US District Judge Susan Illston said she was unsure if the lawsuit should be tried in the California courts where Sony filed, and mused whether it should instead be held in Hotz’s home state of New Jersey.
“I’m really worried about the jurisdictional question,” said Illston during the hearing.
Sony’s attorney argued that since Hotz posted the PS3 hack on Twitter and YouTube, the case should be heard in San Francisco as both companies are based in California, not to mention the fact Hotz received donations via California-based PayPal. Hotz’ attorney denies he received any donations for the hack.
Judeg Illston relied that if using Twitter and Facebook was reason enough to hold the case in a San Francisco court, “the entire universe would be subject to my jurisdiction”. Sony’s attorney further argued that according to PlayStation’s terms-of-service agreement, legal disputes are to be settled in federal court in California where Sony Computer Entertainment America headquarters are.
Illston said she would rule at an undisclosed time, as “serious questions have been raised” during the hearing.
An email to Wired from Hotz regarding the case states: “I am a firm believer in digital rights. I would expect a company that prides itself on intellectual property to be well versed in the provisions of the law, so I am disappointed in Sony’s current action. I have spoken with legal counsel and I feel comfortable that Sony’s action against me doesn’t have any basis.”

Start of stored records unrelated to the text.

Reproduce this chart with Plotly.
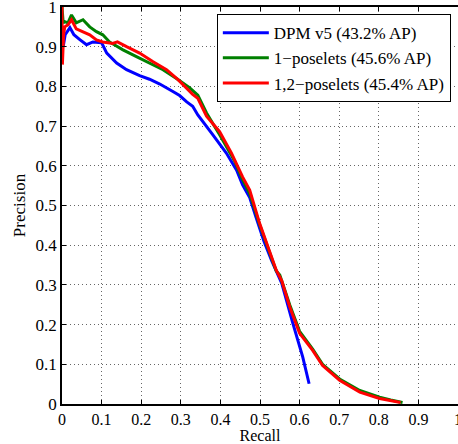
import plotly.graph_objects as go

blue_recall = [0.003, 0.008, 0.02, 0.03, 0.045, 0.062, 0.078, 0.1, 0.113, 0.138, 0.163, 0.196, 0.221, 0.247, 0.28, 0.297, 0.315, 0.33, 0.343, 0.356, 0.381, 0.415, 0.441, 0.456, 0.474, 0.49, 0.51, 0.53, 0.555, 0.583, 0.608, 0.624]
blue_prec = [0.90, 0.93, 0.948, 0.93, 0.918, 0.905, 0.912, 0.91, 0.884, 0.859, 0.842, 0.827, 0.818, 0.806, 0.787, 0.777, 0.761, 0.75, 0.728, 0.71, 0.678, 0.632, 0.589, 0.552, 0.52, 0.47, 0.41, 0.36, 0.304, 0.203, 0.118, 0.051]

green_recall = [0.0, 0.003, 0.007, 0.015, 0.024, 0.036, 0.053, 0.07, 0.087, 0.103, 0.12, 0.154, 0.188, 0.221, 0.255, 0.289, 0.322, 0.343, 0.365, 0.398, 0.437, 0.456, 0.474, 0.499, 0.524, 0.541, 0.55, 0.575, 0.6, 0.633, 0.658, 0.701, 0.752, 0.802, 0.83, 0.86]
green_prec = [1.0, 0.96, 0.963, 0.96, 0.98, 0.96, 0.968, 0.95, 0.938, 0.93, 0.912, 0.892, 0.875, 0.859, 0.842, 0.82, 0.797, 0.778, 0.733, 0.678, 0.61, 0.565, 0.53, 0.452, 0.385, 0.335, 0.325, 0.25, 0.183, 0.138, 0.1, 0.063, 0.034, 0.017, 0.01, 0.004]

red_recall = [0.0, 0.001, 0.004, 0.007, 0.015, 0.024, 0.036, 0.052, 0.07, 0.087, 0.103, 0.128, 0.14, 0.163, 0.196, 0.23, 0.264, 0.293, 0.33, 0.343, 0.365, 0.398, 0.428, 0.456, 0.474, 0.499, 0.524, 0.541, 0.555, 0.575, 0.6, 0.633, 0.658, 0.701, 0.752, 0.802, 0.855]
red_prec = [1.0, 0.855, 0.93, 0.95, 0.955, 0.968, 0.945, 0.938, 0.93, 0.917, 0.912, 0.908, 0.912, 0.9, 0.884, 0.862, 0.842, 0.817, 0.78, 0.77, 0.725, 0.686, 0.632, 0.572, 0.539, 0.455, 0.387, 0.337, 0.31, 0.245, 0.178, 0.135, 0.097, 0.06, 0.03, 0.014, 0.004]

names = ["DPM v5 (43.2% AP)", "1\u2212poselets (45.6% AP)", "1,2\u2212poselets (45.4% AP)"]
colors = ["#0000FF", "#008000", "#FF0000"]
tick_vals = [0, 0.1, 0.2, 0.3, 0.4, 0.5, 0.6, 0.7, 0.8, 0.9, 1]
tick_text = ["0", "0.1", "0.2", "0.3", "0.4", "0.5", "0.6", "0.7", "0.8", "0.9", "1"]

FONT = "Liberation Serif, Times New Roman, Times, serif"

fig = go.Figure()
for xs, ys, nm, c in [(blue_recall, blue_prec, names[0], colors[0]),
                      (green_recall, green_prec, names[1], colors[1]),
                      (red_recall, red_prec, names[2], colors[2])]:
    fig.add_trace(go.Scatter(x=xs, y=ys, mode="lines", name=nm,
                             line=dict(color=c, width=3), cliponaxis=False))

axis_common = dict(
    showgrid=True, gridcolor="rgba(0,0,0,0.6)", gridwidth=1, griddash="1px,3px",
    zeroline=False, showline=True, linecolor="black", linewidth=1.5,
    ticks="inside", ticklen=4, tickcolor="black",
    tickvals=tick_vals, ticktext=tick_text, automargin=False,
    ticklabeloverflow="allow",
)

fig.update_layout(
    width=458, height=444,
    margin=dict(l=62, r=0, t=7, b=40),
    paper_bgcolor="white", plot_bgcolor="white",
    font=dict(family=FONT, size=16, color="black"),
    xaxis=dict(range=[0, 1.0], mirror="ticks",
               tickfont=dict(family=FONT, size=16, color="black"),
               title=dict(text="Recall", font=dict(family=FONT, size=16), standoff=0),
               **axis_common),
    yaxis=dict(range=[0, 1.0], mirror=False,
               tickfont=dict(family=FONT, size=17, color="black"),
               title=dict(text="Precision", font=dict(family=FONT, size=17), standoff=6),
               **axis_common),
    legend=dict(x=0.391, y=0.982, xanchor="left", yanchor="top",
                bgcolor="white", bordercolor="black", borderwidth=1,
                font=dict(family=FONT, size=17, color="black"),
                tracegroupgap=0, itemwidth=46),
    showlegend=True,
)

fig.write_html("out.html", config={"displayModeBar": False},
               post_script="document.body.style.margin='0';document.body.style.overflow='hidden';")
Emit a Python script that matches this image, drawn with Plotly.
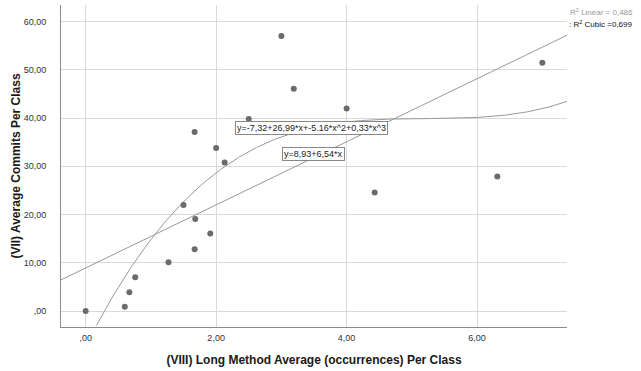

Hotz is comparing hacking into PS3 the same as “hacking or jailbreaking an iPhone so it will run apps not authorized by Apple”, which is neither a civil nor criminal offense, according to the US Copyright Office.
Yesterday, fail0verflow, which is also being sued by Sony had this to say on the matter: “Our exclusive goal was, is, and always has been to get OtherOS back”, adding that it does not, and has never, “condoned, supported, approved of, or encouraged videogame piracy.”
Look for this to continue for quite some time, and get rather ugly.